Historians have described the political reality then as “Committee Dictatorship” and it reached its height under a man known as Robespierre. He had a reputation of being virtuous and had been nicknamed “the incorruptible”. However, he was also ruthless and believed that terror was necessary to instill virtue. Taking control of the Assembly in July 1793, his rule came to be known as “the reign of terror” as he went about fixing the vice. He had the assembly pass a law known as the Law of the 22nd Prairial by which a person could be punished for being of “bad moral character”.

Within 50 days of this law, 1500 people were found guilty and their heads chopped off. These beheadings were done in public and became so popular and regular that they were knows as “the red mass”. When he lost the control of the assembly one year later, he and 71 of his followers were executed at a a similar ceremony. The words of Voltaire rang true all over France as they struggled through the dictatorship of “a hundred rats”.

One hundred and fifty years before the French “reign of terror”, the British themselves had experimented with absolute power of their Parliament. This was during the reign of King Charles I, who like the French king was an a absolute monarch. King Charles believed that the King was divinely ordained, was accountable to only God and was above the law. Though a parliament existed, he rarely called it to session and dissolved it whenever it passed a resolution that compromised his powers over government. It did not help his situation that he was Catholic and Parliament largely Protestant.

When a rebellion broke out in Ireland in 1641, King Charles raised an army to quell the rebellion, a move that was looked at suspiciously by Parliament. Many feared that Charles intended to turn the army on them. Parliament therefore raised its own army and demanded that Charles surrender control of the Parliament. In 1642, war broke out between the two armies. It was a war that Charles lost and he ended up on trial before Parliament for being a “tyrant, traitor and murderer, and a public and implacable enemy to the Commonwealth of England”. He was found guilty and promptly beheaded. After his death, Parliament abolished the monarchy and declared England a republic. The head of the Parliamentary army, Oliver Cromwell, became the head of the republic under the title, “Lord Protector of the Commonwealth.”

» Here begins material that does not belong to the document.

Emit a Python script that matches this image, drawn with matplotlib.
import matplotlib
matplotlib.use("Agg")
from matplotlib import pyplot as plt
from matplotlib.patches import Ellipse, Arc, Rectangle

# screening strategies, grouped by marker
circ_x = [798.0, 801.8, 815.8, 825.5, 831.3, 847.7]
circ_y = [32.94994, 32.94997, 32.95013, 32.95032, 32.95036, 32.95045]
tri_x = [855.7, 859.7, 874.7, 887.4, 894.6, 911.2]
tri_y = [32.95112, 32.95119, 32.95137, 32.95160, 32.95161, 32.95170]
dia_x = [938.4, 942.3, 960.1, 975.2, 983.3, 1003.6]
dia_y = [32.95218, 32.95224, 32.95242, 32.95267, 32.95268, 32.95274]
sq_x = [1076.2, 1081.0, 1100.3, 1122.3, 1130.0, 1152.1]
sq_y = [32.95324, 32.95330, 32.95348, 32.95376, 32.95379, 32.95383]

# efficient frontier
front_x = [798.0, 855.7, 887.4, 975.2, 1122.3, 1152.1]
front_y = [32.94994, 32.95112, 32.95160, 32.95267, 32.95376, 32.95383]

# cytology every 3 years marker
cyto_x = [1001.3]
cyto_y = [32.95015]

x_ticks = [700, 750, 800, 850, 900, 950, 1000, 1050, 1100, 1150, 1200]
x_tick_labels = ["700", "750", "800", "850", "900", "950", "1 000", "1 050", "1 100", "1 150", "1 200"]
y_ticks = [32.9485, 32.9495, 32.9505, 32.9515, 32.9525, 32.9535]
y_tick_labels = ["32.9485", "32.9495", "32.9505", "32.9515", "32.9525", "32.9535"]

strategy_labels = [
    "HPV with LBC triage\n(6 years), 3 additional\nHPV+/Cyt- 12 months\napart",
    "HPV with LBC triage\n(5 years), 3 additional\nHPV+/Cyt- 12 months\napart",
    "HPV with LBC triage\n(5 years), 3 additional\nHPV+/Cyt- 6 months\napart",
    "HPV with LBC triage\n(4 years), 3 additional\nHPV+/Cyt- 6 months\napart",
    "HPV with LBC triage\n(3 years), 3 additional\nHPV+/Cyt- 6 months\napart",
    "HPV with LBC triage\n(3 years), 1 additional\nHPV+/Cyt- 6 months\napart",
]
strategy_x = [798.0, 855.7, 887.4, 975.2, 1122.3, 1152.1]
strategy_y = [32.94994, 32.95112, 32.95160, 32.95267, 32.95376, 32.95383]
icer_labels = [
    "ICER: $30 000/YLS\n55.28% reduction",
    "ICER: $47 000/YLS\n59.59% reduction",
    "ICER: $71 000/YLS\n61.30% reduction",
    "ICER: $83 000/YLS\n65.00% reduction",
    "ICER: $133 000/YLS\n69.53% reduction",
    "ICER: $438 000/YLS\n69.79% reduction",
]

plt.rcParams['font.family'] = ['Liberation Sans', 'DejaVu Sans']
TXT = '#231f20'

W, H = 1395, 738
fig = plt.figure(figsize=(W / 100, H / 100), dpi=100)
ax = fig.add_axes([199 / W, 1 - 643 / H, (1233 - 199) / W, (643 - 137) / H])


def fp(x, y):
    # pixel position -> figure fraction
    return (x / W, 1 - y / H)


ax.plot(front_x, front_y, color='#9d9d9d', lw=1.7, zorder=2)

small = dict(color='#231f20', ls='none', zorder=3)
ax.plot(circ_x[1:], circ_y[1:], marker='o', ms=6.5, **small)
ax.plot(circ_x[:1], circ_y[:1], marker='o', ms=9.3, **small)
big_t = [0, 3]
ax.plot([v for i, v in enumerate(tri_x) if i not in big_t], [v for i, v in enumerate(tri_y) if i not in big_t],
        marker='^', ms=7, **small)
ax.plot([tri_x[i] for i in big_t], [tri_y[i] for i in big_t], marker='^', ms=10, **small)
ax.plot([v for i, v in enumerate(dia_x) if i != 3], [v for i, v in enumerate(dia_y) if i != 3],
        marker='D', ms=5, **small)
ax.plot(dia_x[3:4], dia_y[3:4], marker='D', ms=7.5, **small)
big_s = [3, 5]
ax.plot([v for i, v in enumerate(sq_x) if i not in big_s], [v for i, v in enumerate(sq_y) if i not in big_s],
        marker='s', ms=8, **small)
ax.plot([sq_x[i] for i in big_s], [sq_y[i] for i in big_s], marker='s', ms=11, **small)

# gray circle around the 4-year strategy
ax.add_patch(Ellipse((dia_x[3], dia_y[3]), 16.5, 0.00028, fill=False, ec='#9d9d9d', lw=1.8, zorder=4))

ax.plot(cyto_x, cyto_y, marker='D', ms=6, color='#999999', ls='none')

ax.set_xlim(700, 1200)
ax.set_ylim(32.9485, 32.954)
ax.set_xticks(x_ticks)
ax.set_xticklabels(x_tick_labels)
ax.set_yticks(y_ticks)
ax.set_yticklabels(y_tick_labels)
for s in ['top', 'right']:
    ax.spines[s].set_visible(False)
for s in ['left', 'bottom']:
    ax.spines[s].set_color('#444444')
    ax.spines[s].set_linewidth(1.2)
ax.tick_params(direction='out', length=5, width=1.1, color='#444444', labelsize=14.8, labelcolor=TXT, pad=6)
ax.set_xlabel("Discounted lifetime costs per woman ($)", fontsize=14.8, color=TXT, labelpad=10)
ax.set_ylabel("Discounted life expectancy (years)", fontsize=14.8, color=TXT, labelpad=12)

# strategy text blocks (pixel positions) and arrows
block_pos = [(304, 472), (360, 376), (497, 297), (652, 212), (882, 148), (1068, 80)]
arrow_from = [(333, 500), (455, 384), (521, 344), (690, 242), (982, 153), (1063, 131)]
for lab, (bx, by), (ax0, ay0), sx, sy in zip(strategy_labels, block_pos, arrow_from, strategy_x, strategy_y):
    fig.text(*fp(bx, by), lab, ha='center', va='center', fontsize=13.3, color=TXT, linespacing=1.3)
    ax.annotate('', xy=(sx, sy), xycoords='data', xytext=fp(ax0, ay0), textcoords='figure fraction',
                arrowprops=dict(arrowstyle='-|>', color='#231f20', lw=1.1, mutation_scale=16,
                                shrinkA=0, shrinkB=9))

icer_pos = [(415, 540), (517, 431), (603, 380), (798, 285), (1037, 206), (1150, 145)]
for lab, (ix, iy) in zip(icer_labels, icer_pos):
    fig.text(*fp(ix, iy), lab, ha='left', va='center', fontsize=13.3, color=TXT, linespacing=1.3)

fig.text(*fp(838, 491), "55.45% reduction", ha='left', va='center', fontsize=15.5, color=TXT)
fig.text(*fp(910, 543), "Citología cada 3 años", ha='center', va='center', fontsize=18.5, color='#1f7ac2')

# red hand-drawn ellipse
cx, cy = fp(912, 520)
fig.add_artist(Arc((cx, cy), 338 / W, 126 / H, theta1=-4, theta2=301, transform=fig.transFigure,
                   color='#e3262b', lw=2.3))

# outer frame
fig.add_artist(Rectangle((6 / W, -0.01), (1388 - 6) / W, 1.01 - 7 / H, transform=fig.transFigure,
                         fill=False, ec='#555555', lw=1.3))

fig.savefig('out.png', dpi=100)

Oliver Cromwell ended up as dictatorial as King Charles I. Like Charles, he believed that God had chosen him to lead the people of England. He moved around with a bodyguard of 160 men and had total control    over the members of Parliament. Like Robespierre, he had a reputation for ruthlessness and cruelty while being known to be virtuous and a puritan. He sought to create a parliament of virtuous men that was aptly nicknamed a “Parliament of Saints”. In the end he was so disillusioned by the same parliament that he once told: “You have sat too long for any good you have been doing. Depart, I say, and let us have done with you. In the name of God, go.”

In the end, Cromwell did as he predecessor had done and ruled without Parliament, calling it to session only when absolutely necessary. But England was so fed up with him that when he died, they abolished the republic and invited Charles II, the son of the late King, to come and reestablish a monarchy. They then exhumed his body, cut off his head, and put it on public display outside the parliament building for 20 years.

And so we have learnt from history that Parliament is not the soul of democracy as any single tyrant and has the capacity to be worse. And Parliament becomes a dictator when none of the other organs of the State has the power to check on it, when it can pass whatever law it wishes and carry out whatever action it deems fit.